ENTRIES:
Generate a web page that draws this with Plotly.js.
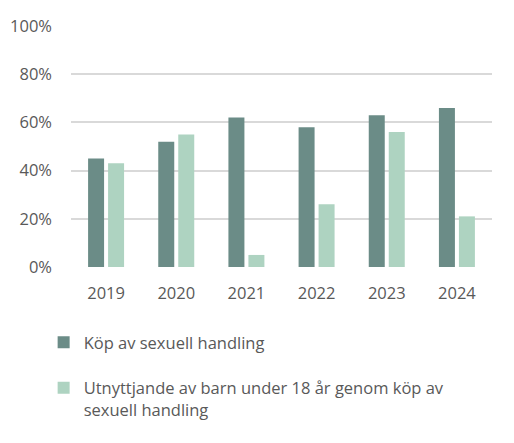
<!DOCTYPE html>
<html>
<head>
<meta charset="utf-8">
<script src="https://cdn.plot.ly/plotly-3.0.1.min.js"></script>
<style>
  html, body { margin: 0; padding: 0; background: #fff; }
  #chart { width: 514px; height: 443px; }
</style>
</head>
<body>
<div id="chart"></div>
<script>
    var years = ['2019', '2020', '2021', '2022', '2023', '2024'];
    var kop = [45, 52, 62, 58, 63, 66];
    var utnyttjande = [43, 55, 5, 26, 56, 21];
    var names = ['Köp av sexuell handling',
                 'Utnyttjande av barn under 18 år genom köp av<br>sexuell handling'];
    var yTicks = [0, 20, 40, 60, 80, 100];
    var yTickText = ['0%', '20%', '40%', '60%', '80%', '100%'];
    var colors = ['#6b8c87', '#aed3c1'];

    var textColor = '#595959';

    var data = [
        {x: years, y: kop, name: names[0], type: 'bar',
         legendgroup: 'a',
         marker: {color: colors[0]}, hoverinfo: 'x+y'},
        {x: years, y: utnyttjande, name: names[1], type: 'bar',
         legendgroup: 'b',
         marker: {color: colors[1]}, hoverinfo: 'x+y'}
    ];

    var layout = {
        width: 514,
        height: 443,
        margin: {l: 71, r: 22, t: 25, b: 176},
        paper_bgcolor: '#fff',
        plot_bgcolor: '#fff',
        font: {family: '"Open Sans", sans-serif', color: textColor, size: 16},
        barmode: 'group',
        bargap: 0.43,
        bargroupgap: 0.2,
        xaxis: {
            type: 'category',
            showgrid: false,
            showline: false,
            ticks: '',
            ticklabelstandoff: 14,
            tickfont: {size: 16.5, color: textColor}
        },
        yaxis: {
            range: [0, 100.4],
            tickvals: yTicks,
            ticktext: yTickText,
            showgrid: true,
            gridcolor: '#d9d9d9',
            gridwidth: 1.5,
            zeroline: false,
            showline: false,
            ticks: '',
            ticklabelstandoff: 18,
            tickfont: {size: 16.5, color: textColor}
        },
        showlegend: true,
        legend: {
            orientation: 'v',
            x: -0.065,
            xanchor: 'left',
            y: -0.24,
            yanchor: 'top',
            valign: 'top',
            traceorder: 'grouped',
            tracegroupgap: 21,
            font: {size: 16.5, color: textColor},
            bgcolor: 'rgba(0,0,0,0)'
        }
    };
    var config = {responsive: false, displayModeBar: false};
    Plotly.newPlot('chart', data, layout, config);
</script>
</body>
</html>
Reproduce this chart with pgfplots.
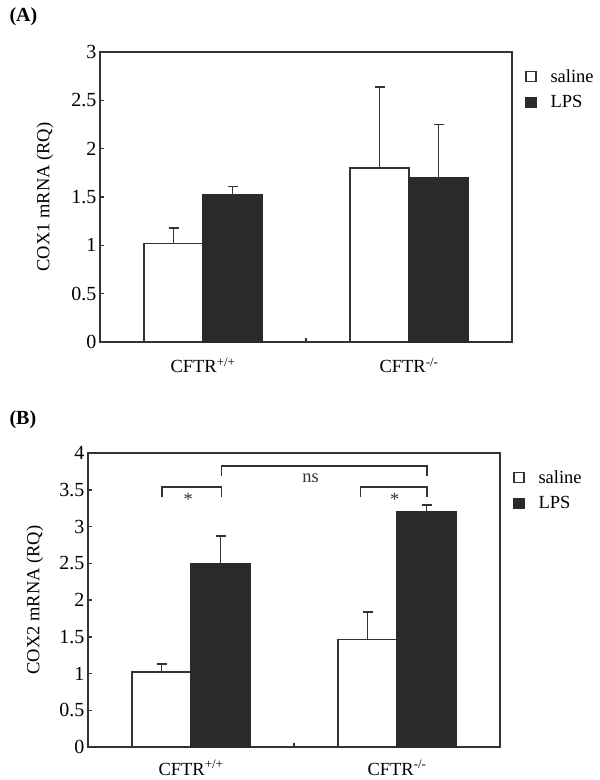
\documentclass[border=0pt]{standalone}
\usepackage{fontspec}
\setmainfont{Liberation Serif}
\usepackage{pgfplots}
\pgfplotsset{compat=1.18}
\definecolor{barfill}{HTML}{2A2A2A}
\definecolor{linec}{HTML}{333333}
\newcommand{\lbl}{\fontsize{18.5}{22}\selectfont}
\newcommand{\tck}{\fontsize{20}{24}\selectfont}
\pgfplotsset{
  panel/.style={
    scale only axis, width=412pt,
    xmin=-0.5, xmax=1.5, ymin=0,
    ybar=0pt, bar width=59pt,
    clip=false,
    axis line style={line width=1.5pt, draw=linec},
    tick align=inside, xtick pos=lower, ytick pos=left,
    major tick length=4pt,
    tick style={line width=1.5pt, draw=linec},
    xtick={0.5}, xticklabels={},
    extra x ticks={0,1},
    extra x tick labels={CFTR\textsuperscript{+/+}, CFTR\textsuperscript{-/-}},
    extra x tick style={major tick length=0pt},
    xticklabel style={font=\lbl, anchor=base},
    yticklabel style={font=\tck},
    /pgf/number format/assume math mode=true,
    ylabel style={font=\lbl, anchor=center, rotate=0},
    legend image code/.code={\draw[#1, line width=1.3pt] (0pt,-5pt) rectangle (10pt,5pt);},
    legend style={at={(axis description cs:1,1)}, anchor=north west,
      xshift=13pt, yshift=-15pt, draw=none, fill=none, font=\lbl,
      inner sep=0pt, row sep=8pt, legend cell align=left,
      /tikz/every odd column/.append style={column sep=12pt}},
    error bars/error bar style={line width=1.5pt, draw=linec},
    error bars/error mark options={rotate=90, mark size=5pt, line width=1.5pt, draw=linec},
  },
  saline/.style={fill=white, draw=linec, line width=1.5pt,
    error bars/.cd, y dir=plus, y explicit},
  lps/.style={fill=barfill, draw=barfill, line width=1.5pt,
    error bars/.cd, y dir=plus, y explicit},
}
\begin{document}
\begin{tikzpicture}
\useasboundingbox (0,0) rectangle (600pt,780pt);
\fill[white] (0,0) rectangle (600pt,780pt);
\node[anchor=west, font=\bfseries\fontsize{20}{24}\selectfont] at (6pt,763pt) {(A)};
\node[anchor=west, font=\bfseries\fontsize{20}{24}\selectfont] at (6pt,360pt) {(B)};

\begin{axis}[panel, at={(100pt,438pt)}, anchor=south west, height=290pt,
  ymax=3, ytick={0,0.5,1,1.5,2,2.5,3},
  xticklabel style={yshift=-31pt},
  ylabel={COX1 mRNA (RQ)},
  ylabel style={at={(axis description cs:-0.1335,0.5)}, rotate=0}]
\addplot[saline] coordinates {(0,1.02) +- (0,0.16) (1,1.80) +- (0,0.84)};
\addplot[lps] coordinates {(0,1.52) +- (0,0.09) (1,1.70) +- (0,0.55)};
\legend{saline,LPS}
\end{axis}

\begin{axis}[panel, at={(88pt,33pt)}, anchor=south west, height=294pt,
  ymax=4, ytick={0,0.5,1,1.5,2,2.5,3,3.5,4},
  xticklabel style={yshift=-28pt},
  ylabel={COX2 mRNA (RQ)},
  ylabel style={at={(axis description cs:-0.1286,0.5)}}]
\addplot[saline] coordinates {(0,1.02) +- (0,0.11) (1,1.46) +- (0,0.38)};
\addplot[lps] coordinates {(0,2.50) +- (0,0.37) (1,3.20) +- (0,0.09)};
\legend{saline,LPS}
\draw[line width=1.5pt, linec] (axis cs:-0.14,3.40) -- (axis cs:-0.14,3.54) -- (axis cs:0.147,3.54) -- (axis cs:0.147,3.40);
\draw[line width=1.5pt, linec] (axis cs:0.824,3.40) -- (axis cs:0.824,3.54) -- (axis cs:1.145,3.54) -- (axis cs:1.145,3.40);
\draw[line width=1.5pt, linec] (axis cs:0.147,3.69) -- (axis cs:0.147,3.82) -- (axis cs:1.145,3.82) -- (axis cs:1.145,3.69);
\node[font=\lbl, text=linec] at (axis cs:-0.013,3.37) {*};
\node[font=\lbl, text=linec] at (axis cs:0.989,3.37) {*};
\node[font=\lbl, text=linec] at (axis cs:0.58,3.65) {ns};
\end{axis}
\end{tikzpicture}
\end{document}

YOUR INSTRUCTIONS: Repeat each entry above word for word, leaving every picture out.

ANSWER FOR THE TASK:
Generate a web page that draws this with Plotly.js.
<!DOCTYPE html>
<html>
<head>
<meta charset="utf-8">
<script src="https://cdn.plot.ly/plotly-3.0.1.min.js"></script>
<style>
  html, body { margin: 0; padding: 0; background: #fff; }
  #chart { width: 514px; height: 443px; }
</style>
</head>
<body>
<div id="chart"></div>
<script>
    var years = ['2019', '2020', '2021', '2022', '2023', '2024'];
    var kop = [45, 52, 62, 58, 63, 66];
    var utnyttjande = [43, 55, 5, 26, 56, 21];
    var names = ['Köp av sexuell handling',
                 'Utnyttjande av barn under 18 år genom köp av<br>sexuell handling'];
    var yTicks = [0, 20, 40, 60, 80, 100];
    var yTickText = ['0%', '20%', '40%', '60%', '80%', '100%'];
    var colors = ['#6b8c87', '#aed3c1'];

    var textColor = '#595959';

    var data = [
        {x: years, y: kop, name: names[0], type: 'bar',
         legendgroup: 'a',
         marker: {color: colors[0]}, hoverinfo: 'x+y'},
        {x: years, y: utnyttjande, name: names[1], type: 'bar',
         legendgroup: 'b',
         marker: {color: colors[1]}, hoverinfo: 'x+y'}
    ];

    var layout = {
        width: 514,
        height: 443,
        margin: {l: 71, r: 22, t: 25, b: 176},
        paper_bgcolor: '#fff',
        plot_bgcolor: '#fff',
        font: {family: '"Open Sans", sans-serif', color: textColor, size: 16},
        barmode: 'group',
        bargap: 0.43,
        bargroupgap: 0.2,
        xaxis: {
            type: 'category',
            showgrid: false,
            showline: false,
            ticks: '',
            ticklabelstandoff: 14,
            tickfont: {size: 16.5, color: textColor}
        },
        yaxis: {
            range: [0, 100.4],
            tickvals: yTicks,
            ticktext: yTickText,
            showgrid: true,
            gridcolor: '#d9d9d9',
            gridwidth: 1.5,
            zeroline: false,
            showline: false,
            ticks: '',
            ticklabelstandoff: 18,
            tickfont: {size: 16.5, color: textColor}
        },
        showlegend: true,
        legend: {
            orientation: 'v',
            x: -0.065,
            xanchor: 'left',
            y: -0.24,
            yanchor: 'top',
            valign: 'top',
            traceorder: 'grouped',
            tracegroupgap: 21,
            font: {size: 16.5, color: textColor},
            bgcolor: 'rgba(0,0,0,0)'
        }
    };
    var config = {responsive: false, displayModeBar: false};
    Plotly.newPlot('chart', data, layout, config);
</script>
</body>
</html>
Reproduce this chart with pgfplots.
\documentclass[border=0pt]{standalone}
\usepackage{fontspec}
\setmainfont{Liberation Serif}
\usepackage{pgfplots}
\pgfplotsset{compat=1.18}
\definecolor{barfill}{HTML}{2A2A2A}
\definecolor{linec}{HTML}{333333}
\newcommand{\lbl}{\fontsize{18.5}{22}\selectfont}
\newcommand{\tck}{\fontsize{20}{24}\selectfont}
\pgfplotsset{
  panel/.style={
    scale only axis, width=412pt,
    xmin=-0.5, xmax=1.5, ymin=0,
    ybar=0pt, bar width=59pt,
    clip=false,
    axis line style={line width=1.5pt, draw=linec},
    tick align=inside, xtick pos=lower, ytick pos=left,
    major tick length=4pt,
    tick style={line width=1.5pt, draw=linec},
    xtick={0.5}, xticklabels={},
    extra x ticks={0,1},
    extra x tick labels={CFTR\textsuperscript{+/+}, CFTR\textsuperscript{-/-}},
    extra x tick style={major tick length=0pt},
    xticklabel style={font=\lbl, anchor=base},
    yticklabel style={font=\tck},
    /pgf/number format/assume math mode=true,
    ylabel style={font=\lbl, anchor=center, rotate=0},
    legend image code/.code={\draw[#1, line width=1.3pt] (0pt,-5pt) rectangle (10pt,5pt);},
    legend style={at={(axis description cs:1,1)}, anchor=north west,
      xshift=13pt, yshift=-15pt, draw=none, fill=none, font=\lbl,
      inner sep=0pt, row sep=8pt, legend cell align=left,
      /tikz/every odd column/.append style={column sep=12pt}},
    error bars/error bar style={line width=1.5pt, draw=linec},
    error bars/error mark options={rotate=90, mark size=5pt, line width=1.5pt, draw=linec},
  },
  saline/.style={fill=white, draw=linec, line width=1.5pt,
    error bars/.cd, y dir=plus, y explicit},
  lps/.style={fill=barfill, draw=barfill, line width=1.5pt,
    error bars/.cd, y dir=plus, y explicit},
}
\begin{document}
\begin{tikzpicture}
\useasboundingbox (0,0) rectangle (600pt,780pt);
\fill[white] (0,0) rectangle (600pt,780pt);
\node[anchor=west, font=\bfseries\fontsize{20}{24}\selectfont] at (6pt,763pt) {(A)};
\node[anchor=west, font=\bfseries\fontsize{20}{24}\selectfont] at (6pt,360pt) {(B)};

\begin{axis}[panel, at={(100pt,438pt)}, anchor=south west, height=290pt,
  ymax=3, ytick={0,0.5,1,1.5,2,2.5,3},
  xticklabel style={yshift=-31pt},
  ylabel={COX1 mRNA (RQ)},
  ylabel style={at={(axis description cs:-0.1335,0.5)}, rotate=0}]
\addplot[saline] coordinates {(0,1.02) +- (0,0.16) (1,1.80) +- (0,0.84)};
\addplot[lps] coordinates {(0,1.52) +- (0,0.09) (1,1.70) +- (0,0.55)};
\legend{saline,LPS}
\end{axis}

\begin{axis}[panel, at={(88pt,33pt)}, anchor=south west, height=294pt,
  ymax=4, ytick={0,0.5,1,1.5,2,2.5,3,3.5,4},
  xticklabel style={yshift=-28pt},
  ylabel={COX2 mRNA (RQ)},
  ylabel style={at={(axis description cs:-0.1286,0.5)}}]
\addplot[saline] coordinates {(0,1.02) +- (0,0.11) (1,1.46) +- (0,0.38)};
\addplot[lps] coordinates {(0,2.50) +- (0,0.37) (1,3.20) +- (0,0.09)};
\legend{saline,LPS}
\draw[line width=1.5pt, linec] (axis cs:-0.14,3.40) -- (axis cs:-0.14,3.54) -- (axis cs:0.147,3.54) -- (axis cs:0.147,3.40);
\draw[line width=1.5pt, linec] (axis cs:0.824,3.40) -- (axis cs:0.824,3.54) -- (axis cs:1.145,3.54) -- (axis cs:1.145,3.40);
\draw[line width=1.5pt, linec] (axis cs:0.147,3.69) -- (axis cs:0.147,3.82) -- (axis cs:1.145,3.82) -- (axis cs:1.145,3.69);
\node[font=\lbl, text=linec] at (axis cs:-0.013,3.37) {*};
\node[font=\lbl, text=linec] at (axis cs:0.989,3.37) {*};
\node[font=\lbl, text=linec] at (axis cs:0.58,3.65) {ns};
\end{axis}
\end{tikzpicture}
\end{document}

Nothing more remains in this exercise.